July 6 – Opening night with Lang Lang (link to review, and others, below)
July 7 – On the Town
July 8. Two works in D-minor, replicating Bernstein’s first BSO appearance, November 1944. Rudolf Buchbinder’s traversal of the opening movement of Brahms’s Piano Concerto No.1, introduced by Nelsons’s suspenseful treatment of the tutti, was suitably majestic. Buchbinder was equally adept in delicate runs and stormy outbursts, in fine collaboration with conductor and orchestra. The Adagio was quite beautiful, gaining intensity of feeling, and the Finale impressed, Buchbinder sparkling. As an encore he played Alfred Grünfeld’s Soirée de Vienne, a paraphrase on motifs from Johann Strauss II’s Die Fledermaus. After intermission, Nelsons led a stirring account of Shostakovich’s Fifth Symphony, central to Bernstein’s repertoire. Nelsons successfully balanced contrasting emotions in the opening movement, the strings outstanding in sustaining nervous tension and sweet serenity, percussion leading the way in martial segments. Irony and sarcasm informed the Scherzo, sadness and mystery highlighted the Largo. The Finale was bombastic, Nelsons leading this ambivalent music to (here) a triumphant conclusion.
July 9. Tanglewood Music Center Orchestra. The first half of this concert in Seiji Ozawa Hall was conducted by TMC fellows. Yu An Chang, who becomes the BSO’s assistant this fall, led Bernstein’s Opening Prayer (aka ‘Benediction’ when the final movement of Concerto for Orchestra), which had its premiere at the 1986 reopening of Carnegie Hall conducted by the composer, and it also honored the inauguration of Ozawa Hall in 1994 (Bernstein dead four years). Thomas West sang the Hebrew text of the priestly blessing (“The Lord bless you and keep you”), his octave leap to the long-held final note breathtakingly beautiful.
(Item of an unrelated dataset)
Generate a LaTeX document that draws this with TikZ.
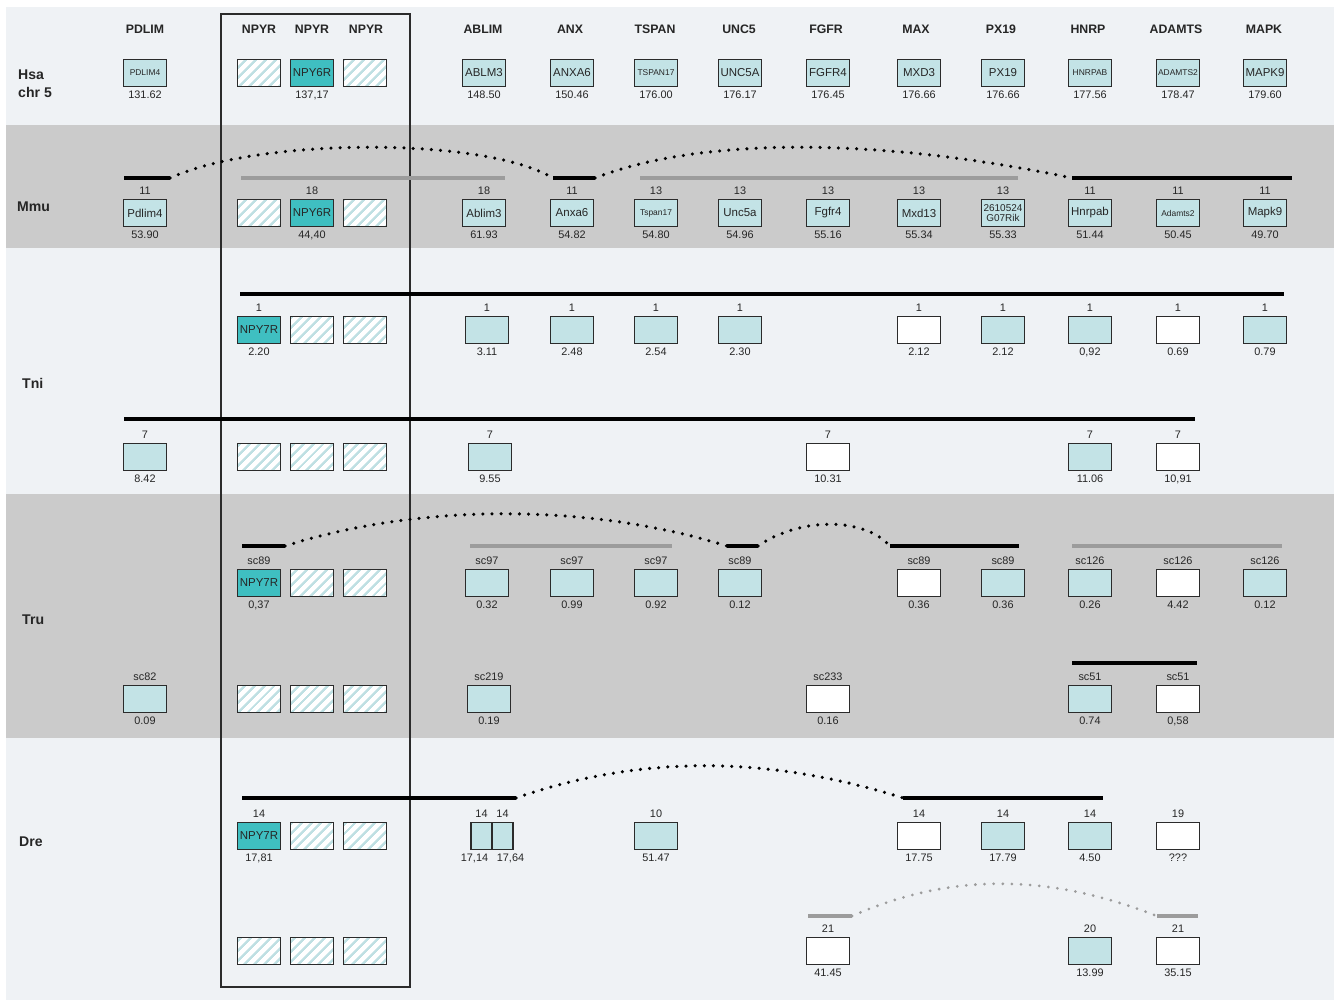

Then Gemma New, music director of the Hamilton Philharmonic Orchestra (Ontario) conducted a stirring ‘Vyšehrad’ from Smetana’s Má vlast, the players responding ably to her dynamic cues, and Chang returned for a festive rendition of Dvořák’s Carnival Overture. After intermission, Nelsons guided the TMCO through Richard Strauss’s Ein Heldenleben, notable for Vincent Meklis’s superb violin solos portraying the Hero’s Companion and a glorious horn contribution at the close.
July 11 – Jeremy Denk recital
July 12 – Trouble in Tahiti
July 14 – La bohème
July 15. My Tanglewood stay ended here. Nelsons led a sunny account of Mendelssohn’s ‘Italian’ Symphony, exposition repeat observed, strings excelling. Nelsons set his baton aside to impart a swaying character to the Minuet-like third movement, and trumpets and timpani set the pace as the flute danced along with swirling violins in the Finale. Yuja Wang, clad in a long white gown, was brilliant in Beethoven’s First Piano Concerto. Nelsons, for the most part, kept the orchestra out of the soloist’s way, and her traversal of the composer’s longest first-movement cadenza was spectacular. The Largo came through with tenderness and delicacy, and the Finale with spirit. The concert concluded with a marvelous reading of Chichester Psalms, sung in the original Hebrew. Psalm 100 was marked by bouncy rhythms and percussive outbursts, and treble Rafi Bellamy Plaice was excellent in the first line of Psalm 23 (“The Lord is my shepherd, I shall not want”), with fascinating counterpoint between the men and women of the Tanglewood Festival Chorus. Sweetly melodic strings and fine solos on harp and cello stood out in Psalm 131, after which the Chorus beautifully sang, a cappella, the opening verses of Psalm 133 in praise of friendship and unity.
Tanglewood’s Bernstein celebrations continue throughout the summer – West Side Story, A Quiet Place, Fancy Free, and Candide. A gala concert on August 25 hosted by Audra McDonald marks the centenary itself, the BSO joined by members of the New York, Vienna, and Israel Philharmonics and other Bernstein-related orchestras, and also Midori, Yo-Yo Ma, Susan Graham, Isabel Leonard and Thomas Hampson.